« Porter la réforme »

par Emmanuel Tugny |  publié le 29/03/2024

Novlangue. De Newspeak, George Orwell, « 1984 ». Langage convenu et rigide destiné à dénaturer la réalité

Écoutons nos politiques : ils sont, à les entendre, des Atlas, des corps en souffrance ployant sous les projets de loi, les programmes, les textes fondateurs. Ils « portent » une loi, ils « portent » un décret, ils « portent » une initiative, ils « portent » une réforme… ad nauseam.

René Girard l’a amplement identifié en 1972 dans La Violence et le sacré, une caractéristique de la modernité est la transition qu’on y observe de l’héroïsme agent vers l’héroïsme patient, de la prouesse épique vers la prouesse victimaire, de Lancelot vers Tristan, de Dom Juan vers Werther. Ainsi, avec le christianisme, le surhomme, l’homme nonpareil, devient la victime, et le « banal », comme l’atteste Hannah Arendt, le bourreau.

Il semble en aller de même au champ politique, à en juger par l’emploi métaphorique épuisant qu’on y fait ces temps-ci du verbe « porter ». Ils incarnaient ? Ils défendaient ? Ils promouvaient ? Ils faisaient de leur corps une chair nouvelle, vivant symbole de constructions collectives ?  Les voici placés à distance, distingués de leur action, de cette action qui les bourrelle, qui les blesse, qui leur « pèse » !

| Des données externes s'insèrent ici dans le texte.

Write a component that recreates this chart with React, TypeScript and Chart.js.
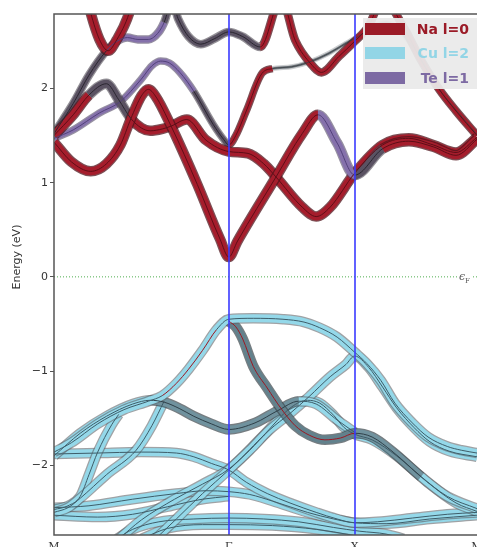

Le politique semble devenu, à l’entendre, le portefaix, le coolie, le sherpa, du politique : on ne « fait » plus la politique, on la « supporte » ; on n’est plus un politique, on endure le politique. La politique n’est plus action, elle est passion. Le héros politique du temps ne « vit » plus le politique, il en est le patient : reste à savoir combien de temps ce patient « supportera » de courber l’échine sous le fardeau civique.